**DIRECTIONS:**
Print exactly what lies from the line with "Generate a Python" down to the line with "fig.savefig('out.png', dpi=100)", counting both of those lines, but not the pictures.
* start EXERCISE DATA *
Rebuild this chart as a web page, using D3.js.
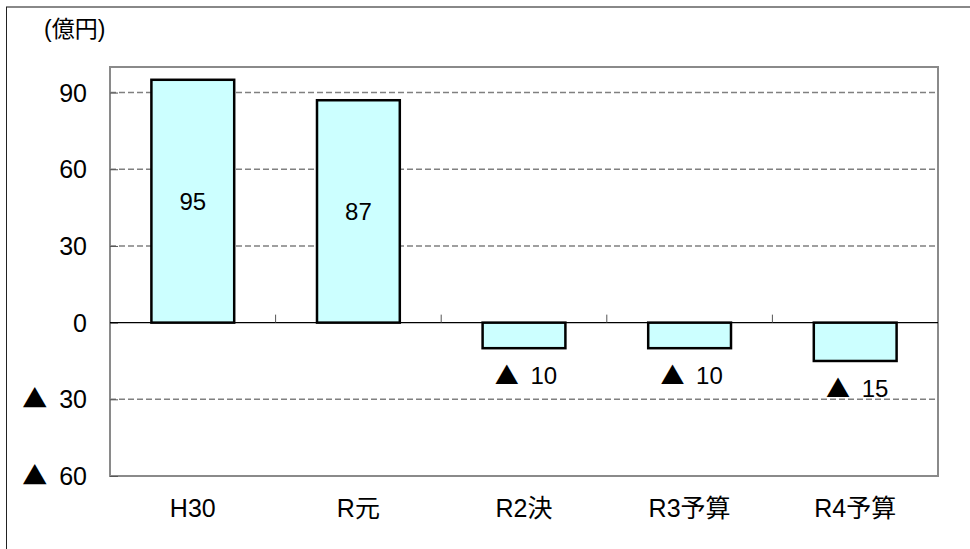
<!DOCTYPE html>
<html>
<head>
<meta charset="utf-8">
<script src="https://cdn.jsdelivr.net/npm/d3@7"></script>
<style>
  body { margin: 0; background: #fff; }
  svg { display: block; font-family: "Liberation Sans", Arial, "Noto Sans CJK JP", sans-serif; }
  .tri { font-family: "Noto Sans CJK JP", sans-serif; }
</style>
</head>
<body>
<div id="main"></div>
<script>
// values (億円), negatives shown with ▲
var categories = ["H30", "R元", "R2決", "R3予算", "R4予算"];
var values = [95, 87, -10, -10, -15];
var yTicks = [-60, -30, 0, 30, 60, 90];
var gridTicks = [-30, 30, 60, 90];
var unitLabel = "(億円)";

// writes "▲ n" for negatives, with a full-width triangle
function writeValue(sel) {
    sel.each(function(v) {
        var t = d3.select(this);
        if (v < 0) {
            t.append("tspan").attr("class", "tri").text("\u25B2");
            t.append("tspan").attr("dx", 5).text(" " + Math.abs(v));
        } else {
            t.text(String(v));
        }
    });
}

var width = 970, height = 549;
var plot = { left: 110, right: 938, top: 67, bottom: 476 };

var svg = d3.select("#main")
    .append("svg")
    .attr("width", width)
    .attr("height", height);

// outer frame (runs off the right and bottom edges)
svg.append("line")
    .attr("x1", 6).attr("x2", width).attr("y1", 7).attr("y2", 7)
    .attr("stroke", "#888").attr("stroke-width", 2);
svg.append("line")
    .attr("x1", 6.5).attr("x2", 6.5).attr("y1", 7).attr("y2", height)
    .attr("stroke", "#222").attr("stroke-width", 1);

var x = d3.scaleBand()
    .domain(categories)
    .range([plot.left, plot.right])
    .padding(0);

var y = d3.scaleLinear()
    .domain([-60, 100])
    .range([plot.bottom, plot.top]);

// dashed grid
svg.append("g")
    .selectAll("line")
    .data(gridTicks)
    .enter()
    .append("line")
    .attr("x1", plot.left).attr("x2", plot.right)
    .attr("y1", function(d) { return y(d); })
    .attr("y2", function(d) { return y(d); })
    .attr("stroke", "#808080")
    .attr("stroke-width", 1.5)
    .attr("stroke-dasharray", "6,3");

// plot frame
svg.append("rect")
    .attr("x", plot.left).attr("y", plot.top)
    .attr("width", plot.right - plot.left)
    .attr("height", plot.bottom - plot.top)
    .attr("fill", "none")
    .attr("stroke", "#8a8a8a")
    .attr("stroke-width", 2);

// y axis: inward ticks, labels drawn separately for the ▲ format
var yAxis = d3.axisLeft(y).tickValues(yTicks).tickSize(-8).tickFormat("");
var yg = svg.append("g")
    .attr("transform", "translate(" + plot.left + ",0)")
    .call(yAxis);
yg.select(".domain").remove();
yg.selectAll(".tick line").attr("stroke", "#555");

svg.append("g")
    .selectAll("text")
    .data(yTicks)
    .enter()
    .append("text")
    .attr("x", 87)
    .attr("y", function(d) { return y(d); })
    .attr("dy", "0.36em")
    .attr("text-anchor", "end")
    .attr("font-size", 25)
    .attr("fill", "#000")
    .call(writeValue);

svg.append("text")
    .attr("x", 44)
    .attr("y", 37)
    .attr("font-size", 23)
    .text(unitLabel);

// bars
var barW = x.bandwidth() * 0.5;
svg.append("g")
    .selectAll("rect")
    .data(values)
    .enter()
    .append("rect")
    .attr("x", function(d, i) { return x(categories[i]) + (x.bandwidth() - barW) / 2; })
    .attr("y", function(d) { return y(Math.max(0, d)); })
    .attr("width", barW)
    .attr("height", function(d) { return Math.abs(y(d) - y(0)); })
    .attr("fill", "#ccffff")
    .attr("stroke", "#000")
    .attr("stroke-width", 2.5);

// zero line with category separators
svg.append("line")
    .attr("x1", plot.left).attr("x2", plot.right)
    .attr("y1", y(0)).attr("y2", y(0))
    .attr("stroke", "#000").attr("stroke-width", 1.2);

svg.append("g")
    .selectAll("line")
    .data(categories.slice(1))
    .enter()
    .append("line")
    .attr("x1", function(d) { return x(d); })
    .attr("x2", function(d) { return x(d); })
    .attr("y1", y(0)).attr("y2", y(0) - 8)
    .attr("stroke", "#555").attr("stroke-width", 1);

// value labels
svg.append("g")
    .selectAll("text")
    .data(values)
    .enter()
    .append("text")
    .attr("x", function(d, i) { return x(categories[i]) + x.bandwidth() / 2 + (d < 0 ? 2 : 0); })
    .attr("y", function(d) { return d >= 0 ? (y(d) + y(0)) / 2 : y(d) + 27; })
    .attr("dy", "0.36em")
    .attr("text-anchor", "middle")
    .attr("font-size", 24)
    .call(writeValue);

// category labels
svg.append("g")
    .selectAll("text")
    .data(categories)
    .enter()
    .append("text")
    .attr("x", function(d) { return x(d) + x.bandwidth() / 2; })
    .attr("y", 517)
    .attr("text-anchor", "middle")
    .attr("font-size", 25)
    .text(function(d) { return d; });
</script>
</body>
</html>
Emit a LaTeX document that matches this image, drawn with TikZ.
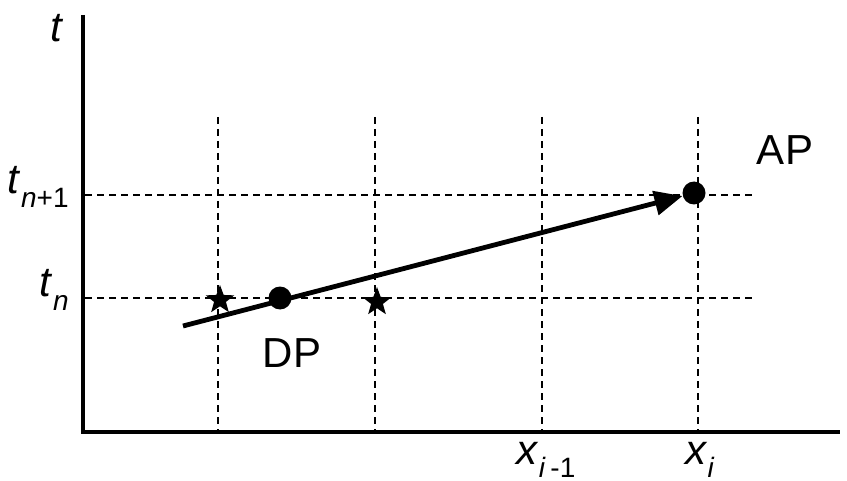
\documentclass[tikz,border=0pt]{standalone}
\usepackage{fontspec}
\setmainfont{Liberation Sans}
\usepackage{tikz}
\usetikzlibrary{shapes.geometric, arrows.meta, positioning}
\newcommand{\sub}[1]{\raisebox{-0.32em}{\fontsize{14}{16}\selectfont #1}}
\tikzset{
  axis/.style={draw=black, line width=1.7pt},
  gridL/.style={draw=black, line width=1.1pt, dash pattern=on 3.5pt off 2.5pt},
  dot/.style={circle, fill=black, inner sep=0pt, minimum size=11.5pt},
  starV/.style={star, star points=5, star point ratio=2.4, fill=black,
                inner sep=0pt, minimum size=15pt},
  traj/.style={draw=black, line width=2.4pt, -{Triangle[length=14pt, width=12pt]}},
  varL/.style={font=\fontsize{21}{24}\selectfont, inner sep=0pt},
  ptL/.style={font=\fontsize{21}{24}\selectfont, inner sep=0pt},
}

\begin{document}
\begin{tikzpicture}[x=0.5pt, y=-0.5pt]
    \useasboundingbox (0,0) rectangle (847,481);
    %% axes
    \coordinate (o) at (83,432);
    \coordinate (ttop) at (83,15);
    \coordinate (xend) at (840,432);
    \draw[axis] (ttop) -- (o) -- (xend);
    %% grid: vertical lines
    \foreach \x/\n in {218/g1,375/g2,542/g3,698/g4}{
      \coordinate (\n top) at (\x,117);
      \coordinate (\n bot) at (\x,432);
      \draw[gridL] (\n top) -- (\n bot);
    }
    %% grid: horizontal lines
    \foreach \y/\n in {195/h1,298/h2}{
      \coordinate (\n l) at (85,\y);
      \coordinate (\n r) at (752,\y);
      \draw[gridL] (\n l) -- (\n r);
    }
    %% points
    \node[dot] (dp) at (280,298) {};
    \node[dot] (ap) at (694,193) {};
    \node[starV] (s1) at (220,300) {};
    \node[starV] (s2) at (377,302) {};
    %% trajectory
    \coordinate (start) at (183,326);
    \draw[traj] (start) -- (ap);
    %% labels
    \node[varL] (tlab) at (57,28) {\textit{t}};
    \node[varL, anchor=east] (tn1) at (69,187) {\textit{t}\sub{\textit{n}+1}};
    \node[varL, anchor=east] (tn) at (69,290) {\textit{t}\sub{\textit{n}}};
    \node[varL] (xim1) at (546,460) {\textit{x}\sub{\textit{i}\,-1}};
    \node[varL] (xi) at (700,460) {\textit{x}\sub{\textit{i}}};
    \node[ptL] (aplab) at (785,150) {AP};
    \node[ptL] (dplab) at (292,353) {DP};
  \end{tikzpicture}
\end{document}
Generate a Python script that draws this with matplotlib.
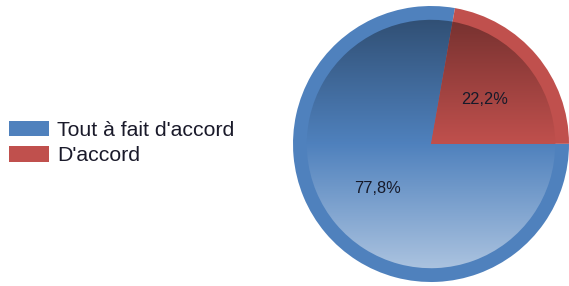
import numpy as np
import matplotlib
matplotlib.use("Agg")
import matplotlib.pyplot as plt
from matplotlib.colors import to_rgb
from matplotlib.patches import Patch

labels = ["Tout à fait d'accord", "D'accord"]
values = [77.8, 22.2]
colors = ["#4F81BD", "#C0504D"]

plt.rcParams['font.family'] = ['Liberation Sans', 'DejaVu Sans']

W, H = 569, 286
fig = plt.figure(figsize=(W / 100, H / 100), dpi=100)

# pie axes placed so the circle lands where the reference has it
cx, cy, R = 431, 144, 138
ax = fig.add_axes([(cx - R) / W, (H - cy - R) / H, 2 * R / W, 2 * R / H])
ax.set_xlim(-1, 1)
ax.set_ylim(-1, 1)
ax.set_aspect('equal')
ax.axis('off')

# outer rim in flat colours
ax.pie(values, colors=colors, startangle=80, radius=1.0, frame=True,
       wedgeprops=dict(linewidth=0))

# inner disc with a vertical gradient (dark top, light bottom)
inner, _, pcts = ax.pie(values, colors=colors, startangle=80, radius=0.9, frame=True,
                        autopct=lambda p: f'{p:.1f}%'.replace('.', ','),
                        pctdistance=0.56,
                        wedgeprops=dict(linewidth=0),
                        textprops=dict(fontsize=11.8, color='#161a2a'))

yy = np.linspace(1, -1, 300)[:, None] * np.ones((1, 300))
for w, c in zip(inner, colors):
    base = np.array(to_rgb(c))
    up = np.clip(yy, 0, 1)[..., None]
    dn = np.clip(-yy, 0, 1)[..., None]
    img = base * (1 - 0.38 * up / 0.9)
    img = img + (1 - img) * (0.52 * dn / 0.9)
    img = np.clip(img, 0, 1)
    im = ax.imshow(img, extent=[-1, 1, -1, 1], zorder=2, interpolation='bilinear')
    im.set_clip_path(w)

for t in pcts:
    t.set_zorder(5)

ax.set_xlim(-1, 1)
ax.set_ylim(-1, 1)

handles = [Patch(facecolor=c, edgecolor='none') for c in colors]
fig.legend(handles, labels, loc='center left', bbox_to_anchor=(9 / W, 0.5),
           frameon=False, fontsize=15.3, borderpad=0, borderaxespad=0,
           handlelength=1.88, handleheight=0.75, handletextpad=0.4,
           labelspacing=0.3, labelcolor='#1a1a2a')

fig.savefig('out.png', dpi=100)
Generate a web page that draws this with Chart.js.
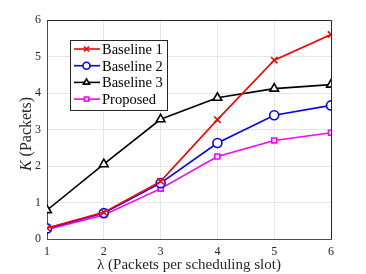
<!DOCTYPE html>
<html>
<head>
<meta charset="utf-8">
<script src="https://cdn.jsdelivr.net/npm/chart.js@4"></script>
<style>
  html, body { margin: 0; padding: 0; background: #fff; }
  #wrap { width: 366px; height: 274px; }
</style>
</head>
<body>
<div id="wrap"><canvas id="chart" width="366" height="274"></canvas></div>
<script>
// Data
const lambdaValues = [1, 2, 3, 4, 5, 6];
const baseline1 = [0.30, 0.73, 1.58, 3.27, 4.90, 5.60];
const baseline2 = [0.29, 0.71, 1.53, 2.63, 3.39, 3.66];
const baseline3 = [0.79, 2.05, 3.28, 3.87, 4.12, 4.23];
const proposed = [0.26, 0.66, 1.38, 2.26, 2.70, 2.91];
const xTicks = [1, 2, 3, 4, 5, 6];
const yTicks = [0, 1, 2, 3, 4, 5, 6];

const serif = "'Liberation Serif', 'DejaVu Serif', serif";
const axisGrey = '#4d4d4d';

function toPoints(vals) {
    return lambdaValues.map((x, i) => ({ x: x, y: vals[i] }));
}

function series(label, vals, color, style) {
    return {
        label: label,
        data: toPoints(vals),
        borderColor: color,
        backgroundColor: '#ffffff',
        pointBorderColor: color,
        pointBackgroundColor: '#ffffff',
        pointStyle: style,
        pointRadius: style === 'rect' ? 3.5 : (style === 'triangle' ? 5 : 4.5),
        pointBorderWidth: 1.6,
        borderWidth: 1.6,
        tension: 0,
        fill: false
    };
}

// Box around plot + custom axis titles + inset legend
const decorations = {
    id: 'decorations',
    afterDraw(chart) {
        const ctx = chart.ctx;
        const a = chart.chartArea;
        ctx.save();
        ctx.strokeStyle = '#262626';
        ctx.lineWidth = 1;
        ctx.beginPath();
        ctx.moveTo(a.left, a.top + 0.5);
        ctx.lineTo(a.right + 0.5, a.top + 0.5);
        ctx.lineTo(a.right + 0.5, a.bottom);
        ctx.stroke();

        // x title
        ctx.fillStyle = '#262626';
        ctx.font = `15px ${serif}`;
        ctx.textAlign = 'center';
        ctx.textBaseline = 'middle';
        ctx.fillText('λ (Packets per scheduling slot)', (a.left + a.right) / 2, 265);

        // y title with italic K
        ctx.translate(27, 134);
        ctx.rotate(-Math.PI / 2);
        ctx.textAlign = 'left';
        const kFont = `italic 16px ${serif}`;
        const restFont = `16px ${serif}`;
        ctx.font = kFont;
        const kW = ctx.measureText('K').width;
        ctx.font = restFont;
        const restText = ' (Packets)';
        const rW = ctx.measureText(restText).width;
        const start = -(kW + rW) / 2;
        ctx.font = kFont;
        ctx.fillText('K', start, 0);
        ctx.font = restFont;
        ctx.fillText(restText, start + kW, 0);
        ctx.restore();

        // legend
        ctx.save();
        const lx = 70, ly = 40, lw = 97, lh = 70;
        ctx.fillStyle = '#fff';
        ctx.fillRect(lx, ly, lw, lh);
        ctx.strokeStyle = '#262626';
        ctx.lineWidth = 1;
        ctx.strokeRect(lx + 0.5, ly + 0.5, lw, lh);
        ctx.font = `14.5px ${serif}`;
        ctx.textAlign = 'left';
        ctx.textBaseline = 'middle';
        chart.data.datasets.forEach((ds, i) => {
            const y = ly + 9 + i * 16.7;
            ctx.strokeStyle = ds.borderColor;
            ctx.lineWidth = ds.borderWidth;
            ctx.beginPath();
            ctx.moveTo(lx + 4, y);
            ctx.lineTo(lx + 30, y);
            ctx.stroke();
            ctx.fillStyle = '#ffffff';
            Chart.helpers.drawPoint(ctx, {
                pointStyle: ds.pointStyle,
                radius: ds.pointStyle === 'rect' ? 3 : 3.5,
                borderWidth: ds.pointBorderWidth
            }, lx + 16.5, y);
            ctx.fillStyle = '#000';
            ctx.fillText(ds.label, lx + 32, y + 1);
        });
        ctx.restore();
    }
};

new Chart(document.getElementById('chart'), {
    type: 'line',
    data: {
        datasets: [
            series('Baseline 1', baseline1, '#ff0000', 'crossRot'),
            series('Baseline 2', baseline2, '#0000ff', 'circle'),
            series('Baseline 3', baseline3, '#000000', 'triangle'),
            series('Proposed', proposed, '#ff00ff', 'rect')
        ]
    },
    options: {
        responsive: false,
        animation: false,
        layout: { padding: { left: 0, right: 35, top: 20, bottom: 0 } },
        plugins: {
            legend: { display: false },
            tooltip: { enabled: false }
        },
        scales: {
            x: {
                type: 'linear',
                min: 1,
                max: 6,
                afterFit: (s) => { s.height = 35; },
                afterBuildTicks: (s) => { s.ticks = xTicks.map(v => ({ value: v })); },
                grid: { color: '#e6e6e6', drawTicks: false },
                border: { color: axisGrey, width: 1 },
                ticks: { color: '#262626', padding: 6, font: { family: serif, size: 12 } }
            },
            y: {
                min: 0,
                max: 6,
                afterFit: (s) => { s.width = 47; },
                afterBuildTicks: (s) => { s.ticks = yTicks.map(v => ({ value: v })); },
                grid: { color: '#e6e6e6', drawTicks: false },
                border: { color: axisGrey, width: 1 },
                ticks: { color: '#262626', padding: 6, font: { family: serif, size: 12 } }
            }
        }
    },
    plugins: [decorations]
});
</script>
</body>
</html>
* end EXERCISE DATA *
**WRITTEN SOLUTION:**
Generate a Python script that draws this with matplotlib.
import numpy as np
import matplotlib
matplotlib.use("Agg")
import matplotlib.pyplot as plt
from matplotlib.colors import to_rgb
from matplotlib.patches import Patch

labels = ["Tout à fait d'accord", "D'accord"]
values = [77.8, 22.2]
colors = ["#4F81BD", "#C0504D"]

plt.rcParams['font.family'] = ['Liberation Sans', 'DejaVu Sans']

W, H = 569, 286
fig = plt.figure(figsize=(W / 100, H / 100), dpi=100)

# pie axes placed so the circle lands where the reference has it
cx, cy, R = 431, 144, 138
ax = fig.add_axes([(cx - R) / W, (H - cy - R) / H, 2 * R / W, 2 * R / H])
ax.set_xlim(-1, 1)
ax.set_ylim(-1, 1)
ax.set_aspect('equal')
ax.axis('off')

# outer rim in flat colours
ax.pie(values, colors=colors, startangle=80, radius=1.0, frame=True,
       wedgeprops=dict(linewidth=0))

# inner disc with a vertical gradient (dark top, light bottom)
inner, _, pcts = ax.pie(values, colors=colors, startangle=80, radius=0.9, frame=True,
                        autopct=lambda p: f'{p:.1f}%'.replace('.', ','),
                        pctdistance=0.56,
                        wedgeprops=dict(linewidth=0),
                        textprops=dict(fontsize=11.8, color='#161a2a'))

yy = np.linspace(1, -1, 300)[:, None] * np.ones((1, 300))
for w, c in zip(inner, colors):
    base = np.array(to_rgb(c))
    up = np.clip(yy, 0, 1)[..., None]
    dn = np.clip(-yy, 0, 1)[..., None]
    img = base * (1 - 0.38 * up / 0.9)
    img = img + (1 - img) * (0.52 * dn / 0.9)
    img = np.clip(img, 0, 1)
    im = ax.imshow(img, extent=[-1, 1, -1, 1], zorder=2, interpolation='bilinear')
    im.set_clip_path(w)

for t in pcts:
    t.set_zorder(5)

ax.set_xlim(-1, 1)
ax.set_ylim(-1, 1)

handles = [Patch(facecolor=c, edgecolor='none') for c in colors]
fig.legend(handles, labels, loc='center left', bbox_to_anchor=(9 / W, 0.5),
           frameon=False, fontsize=15.3, borderpad=0, borderaxespad=0,
           handlelength=1.88, handleheight=0.75, handletextpad=0.4,
           labelspacing=0.3, labelcolor='#1a1a2a')

fig.savefig('out.png', dpi=100)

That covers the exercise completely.